Why we are not (quite) a new Japan

Allister Heath
SLOWLY but surely, the Bank of England is preparing for another bout of quantitative easing (QE). It hinted as much in yesterday’s minutes, which followed the release of a research paper earlier in the week explaining how it thought QE had boosted the economy last time round. No real surprise there; regardless of what they and their forecasts may claim, the authorities are clearly no longer prioritising the fight against inflation. But whenever central banks start to roll out QE, a question is always asked: are we another Japan?

I have always found that comparison to be flawed. It is true that the UK and Japan both suffered massive bubbles caused by loose monetary policy (in Japan’s case, this was due to the disastrous Plazza Accords of 1985, which devalued the dollar against the yen by 51 per cent, triggering a bubble-creating response by the Japanese monetary authorities).

So of course there are parallels, not least declining property prices and excessive debt. But then these are true of all countries that undergo a credit bubble. There is more to the Japanese disaster than merely years of weak growth and declining asset prices.

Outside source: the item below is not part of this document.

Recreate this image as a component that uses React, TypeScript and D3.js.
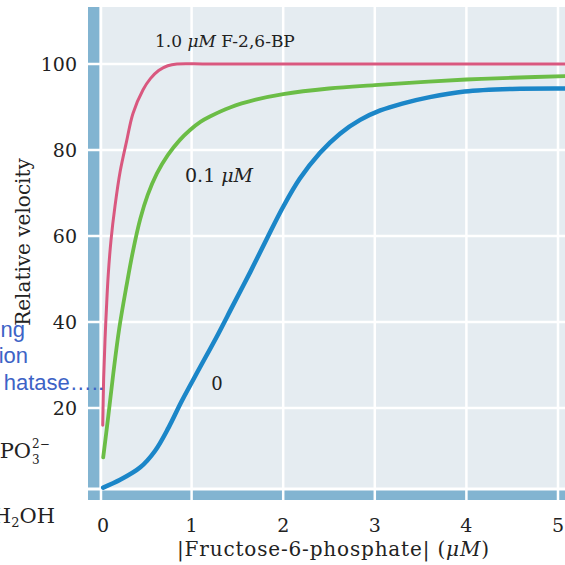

Standard Chartered’s chief economist Gerard Lyons has a useful way of looking at Japan’s crisis. He calls it the five Ds: debt, deflation, deindustrialisation, the need for deregulation and demographics. There are similarities with what we see in the UK and the West, but also major differences.

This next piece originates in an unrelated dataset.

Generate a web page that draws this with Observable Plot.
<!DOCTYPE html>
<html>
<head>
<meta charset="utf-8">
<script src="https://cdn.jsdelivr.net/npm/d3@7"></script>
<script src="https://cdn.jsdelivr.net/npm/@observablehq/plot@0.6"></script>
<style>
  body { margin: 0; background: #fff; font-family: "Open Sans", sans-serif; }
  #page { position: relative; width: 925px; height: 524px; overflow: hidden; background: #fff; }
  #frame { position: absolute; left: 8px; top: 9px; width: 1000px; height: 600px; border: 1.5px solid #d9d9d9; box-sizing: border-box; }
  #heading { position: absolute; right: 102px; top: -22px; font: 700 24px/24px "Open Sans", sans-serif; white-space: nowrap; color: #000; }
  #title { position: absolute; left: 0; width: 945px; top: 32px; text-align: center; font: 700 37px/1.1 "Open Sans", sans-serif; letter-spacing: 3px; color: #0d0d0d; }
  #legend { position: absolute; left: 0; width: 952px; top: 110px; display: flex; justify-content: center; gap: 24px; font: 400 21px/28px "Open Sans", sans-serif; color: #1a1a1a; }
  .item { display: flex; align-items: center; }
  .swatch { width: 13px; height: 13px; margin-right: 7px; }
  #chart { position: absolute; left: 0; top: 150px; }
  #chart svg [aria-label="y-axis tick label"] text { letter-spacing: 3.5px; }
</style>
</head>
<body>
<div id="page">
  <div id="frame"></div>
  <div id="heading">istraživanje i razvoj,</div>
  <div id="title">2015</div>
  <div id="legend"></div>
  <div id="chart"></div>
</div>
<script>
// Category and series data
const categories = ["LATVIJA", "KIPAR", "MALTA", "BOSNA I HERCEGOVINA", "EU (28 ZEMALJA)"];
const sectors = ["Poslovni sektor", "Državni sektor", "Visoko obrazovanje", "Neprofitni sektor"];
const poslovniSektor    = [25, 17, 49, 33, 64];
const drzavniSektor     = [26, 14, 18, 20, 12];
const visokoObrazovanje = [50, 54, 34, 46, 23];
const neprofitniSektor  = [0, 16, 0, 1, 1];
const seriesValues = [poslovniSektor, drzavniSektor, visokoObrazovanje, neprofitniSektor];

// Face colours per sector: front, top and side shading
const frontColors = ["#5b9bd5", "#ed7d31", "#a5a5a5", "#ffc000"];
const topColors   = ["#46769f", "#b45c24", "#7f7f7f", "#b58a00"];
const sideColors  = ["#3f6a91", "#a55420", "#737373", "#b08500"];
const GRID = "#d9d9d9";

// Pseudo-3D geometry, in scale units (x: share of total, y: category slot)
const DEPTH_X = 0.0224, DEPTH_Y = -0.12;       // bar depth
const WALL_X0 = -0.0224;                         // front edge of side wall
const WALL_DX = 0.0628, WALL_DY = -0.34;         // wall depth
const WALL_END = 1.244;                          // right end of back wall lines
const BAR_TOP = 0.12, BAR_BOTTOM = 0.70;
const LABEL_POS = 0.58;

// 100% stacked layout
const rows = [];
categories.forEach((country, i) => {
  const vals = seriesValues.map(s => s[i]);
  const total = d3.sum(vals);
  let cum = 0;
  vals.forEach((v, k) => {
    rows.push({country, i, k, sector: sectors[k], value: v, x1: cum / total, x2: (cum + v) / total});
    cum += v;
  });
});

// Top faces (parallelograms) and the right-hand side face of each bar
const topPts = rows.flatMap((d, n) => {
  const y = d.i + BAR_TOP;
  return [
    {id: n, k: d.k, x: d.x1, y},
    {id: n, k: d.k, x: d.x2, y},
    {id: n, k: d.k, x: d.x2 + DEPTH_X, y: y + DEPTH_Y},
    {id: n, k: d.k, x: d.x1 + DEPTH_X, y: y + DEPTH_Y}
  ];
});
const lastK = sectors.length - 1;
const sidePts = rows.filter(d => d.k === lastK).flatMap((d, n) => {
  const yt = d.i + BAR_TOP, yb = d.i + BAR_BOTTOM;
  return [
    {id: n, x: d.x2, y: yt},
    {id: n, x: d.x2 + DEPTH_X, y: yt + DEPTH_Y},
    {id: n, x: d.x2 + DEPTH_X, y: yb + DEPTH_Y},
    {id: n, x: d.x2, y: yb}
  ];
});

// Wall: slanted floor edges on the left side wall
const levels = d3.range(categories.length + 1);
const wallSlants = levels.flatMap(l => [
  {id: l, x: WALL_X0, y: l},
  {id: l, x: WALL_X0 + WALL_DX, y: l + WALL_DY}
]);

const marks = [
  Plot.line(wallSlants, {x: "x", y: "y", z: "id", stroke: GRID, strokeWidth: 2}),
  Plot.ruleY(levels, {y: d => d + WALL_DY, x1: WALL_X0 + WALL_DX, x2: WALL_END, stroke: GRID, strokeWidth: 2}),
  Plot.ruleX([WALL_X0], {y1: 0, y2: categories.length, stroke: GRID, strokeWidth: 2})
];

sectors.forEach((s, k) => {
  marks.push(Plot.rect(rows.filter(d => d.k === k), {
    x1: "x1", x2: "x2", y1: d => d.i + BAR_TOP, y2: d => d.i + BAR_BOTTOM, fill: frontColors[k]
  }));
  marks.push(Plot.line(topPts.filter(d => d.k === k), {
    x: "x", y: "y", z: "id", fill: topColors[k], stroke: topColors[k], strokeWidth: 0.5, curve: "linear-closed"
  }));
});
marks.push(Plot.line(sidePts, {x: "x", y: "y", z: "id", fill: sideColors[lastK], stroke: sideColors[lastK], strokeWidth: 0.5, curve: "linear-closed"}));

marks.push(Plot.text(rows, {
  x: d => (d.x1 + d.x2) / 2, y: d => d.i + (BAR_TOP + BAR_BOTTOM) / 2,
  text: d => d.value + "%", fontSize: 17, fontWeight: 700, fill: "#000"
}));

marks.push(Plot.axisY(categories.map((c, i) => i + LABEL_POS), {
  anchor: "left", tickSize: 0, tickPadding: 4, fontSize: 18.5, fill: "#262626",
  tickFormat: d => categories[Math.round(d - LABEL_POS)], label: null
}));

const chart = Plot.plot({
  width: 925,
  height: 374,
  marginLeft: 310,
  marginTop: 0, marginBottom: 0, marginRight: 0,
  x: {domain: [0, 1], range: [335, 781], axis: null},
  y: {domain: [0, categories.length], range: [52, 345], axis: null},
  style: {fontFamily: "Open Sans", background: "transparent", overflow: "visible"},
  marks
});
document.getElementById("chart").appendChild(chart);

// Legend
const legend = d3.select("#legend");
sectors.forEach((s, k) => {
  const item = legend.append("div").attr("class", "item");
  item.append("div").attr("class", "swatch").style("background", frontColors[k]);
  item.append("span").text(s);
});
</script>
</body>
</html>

In some ways, our crisis is worse than Japan’s. It ran current account surpluses and was able to fund its massive debt bubble by tapping into its domestic resources. This is not the case in the US, UK or Eurozone periphery, which rely on external funding. Japan’s population always saved a lot and was able to dip into its cash pile when the bubble imploded. Unfortunately, people in the UK have huge personal debts and low savings, which will make the crisis far tougher to endure and get out of.

One area of similarity is that the West faces deindustrialisation, as Japan did. Japan was very much a cartelised, corporatist economy post-second world war; it took years to realise that it needed to reform and even now that process isn’t complete. The West is less bad but also needs radical structural reforms.

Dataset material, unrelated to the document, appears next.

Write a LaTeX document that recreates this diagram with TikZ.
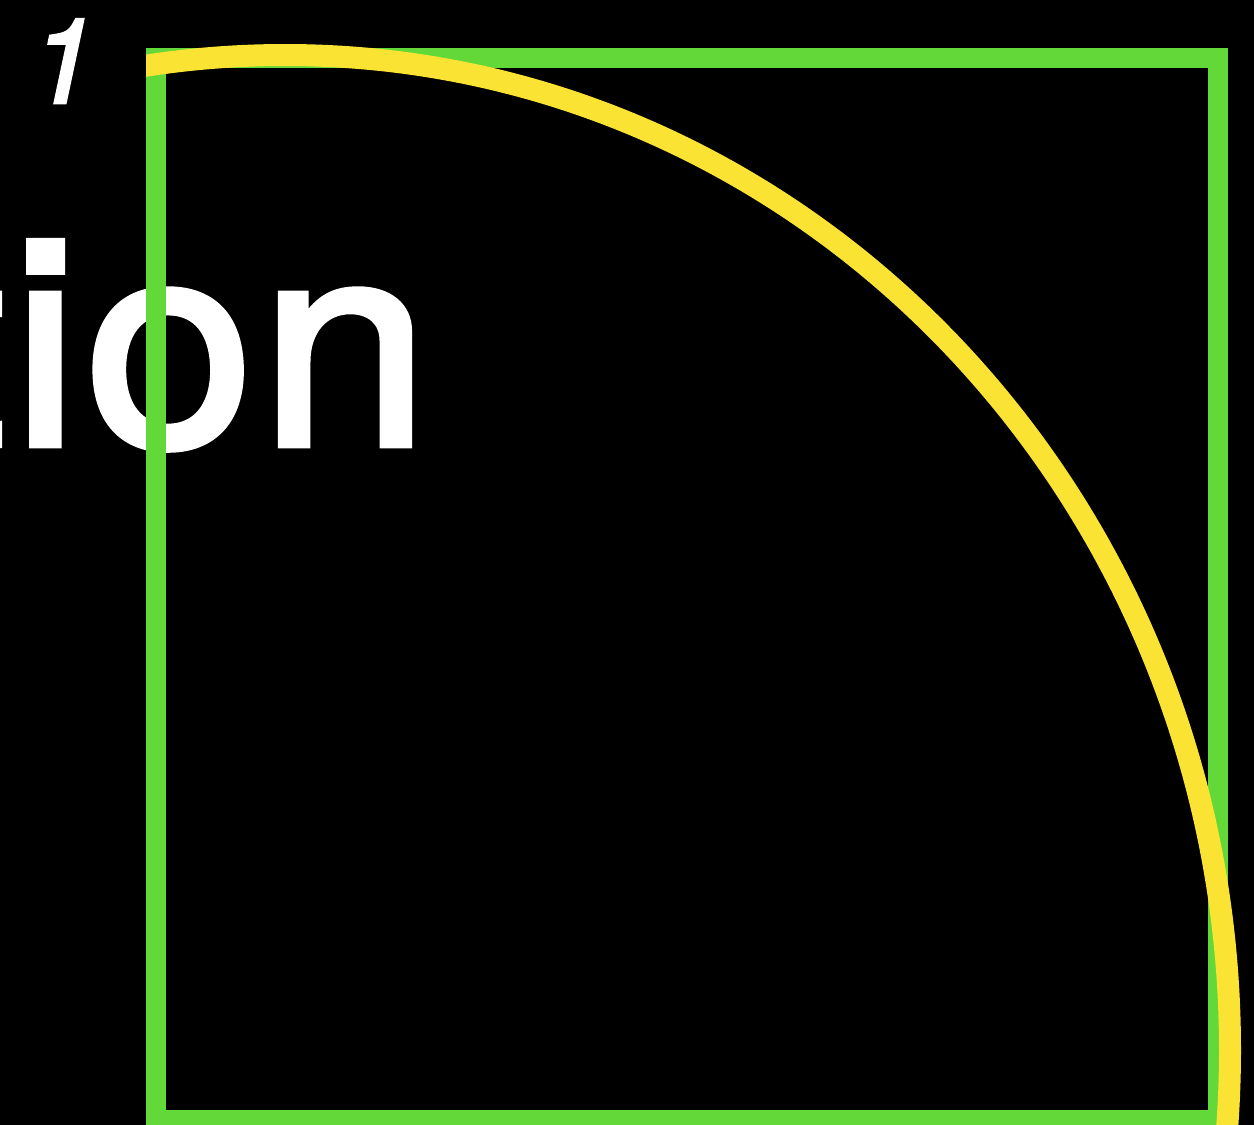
\documentclass[tikz,border=0pt]{standalone}
\usepackage{fontspec}
\newfontfamily\heros[FakeBold=2.4]{TeX Gyre Heros}
\definecolor{sqgreen}{RGB}{98,217,56}
\definecolor{arcyellow}{RGB}{251,227,51}
\tikzset{
  bigword/.style={anchor=base west, inner sep=0pt, text=white, font=\heros\fontsize{288}{292}\selectfont},
  smalllabel/.style={anchor=base west, inner sep=0pt, text=white, font=\heros\itshape\fontsize{118}{120}\selectfont},
  squareline/.style={draw=sqgreen, line width=20pt},
  arcline/.style={draw=arcyellow, line width=22pt}
}
\begin{document}
\begin{tikzpicture}[x=1pt,y=-1pt]
  \useasboundingbox (0,0) rectangle (1254,1125);
  \fill[black] (0,0) rectangle (1254,1125);
  \node[bigword] (word) at (-79,445) {\scalebox{1.056}[1]{t\kern5.7pt i\kern5.7pt o\kern5.7pt n}};
  \node[smalllabel] (one) at (30,103) {1};
  \draw[squareline] (155.5,57.5) rectangle (1218,1120);
  \begin{scope}
    \clip (146,-50) rectangle (1300,1200);
    \draw[arcline] (285,1050) ellipse [x radius=945, y radius=995];
  \end{scope}
\end{tikzpicture}
\end{document}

In other ways, the West’s problems are much less pronounced. Deflation was Japan’s biggest problem. Its stock market is still at a fraction of the 1989 peak. Land prices peaked in 1991 and took until 2006 to stop falling, triggering horrendous collateral and bad loan problems for banks (which themselves were badly managed and which took years to fully acknowledge and cleanse themselves of their losses). While residential property prices have further to fall in the UK, the trough will hopefully be reached in the next couple of years, after which the situation could stabilise. The big difference in Japan is that consumer prices also fell year after year, increasing the real value of debt. The problem in the UK at the moment is the very opposite: consumer price inflation that remains cripplingly high, depressing demand. This is the biggest difference and why it is incorrect to say that the UK is another Japan. Demography was also a more urgent problem in Japan than it is in the UK and US, which are seeing large inflows of migrants. But both countries will face large age-related liabilities unless they reform their public sectors. Tough times.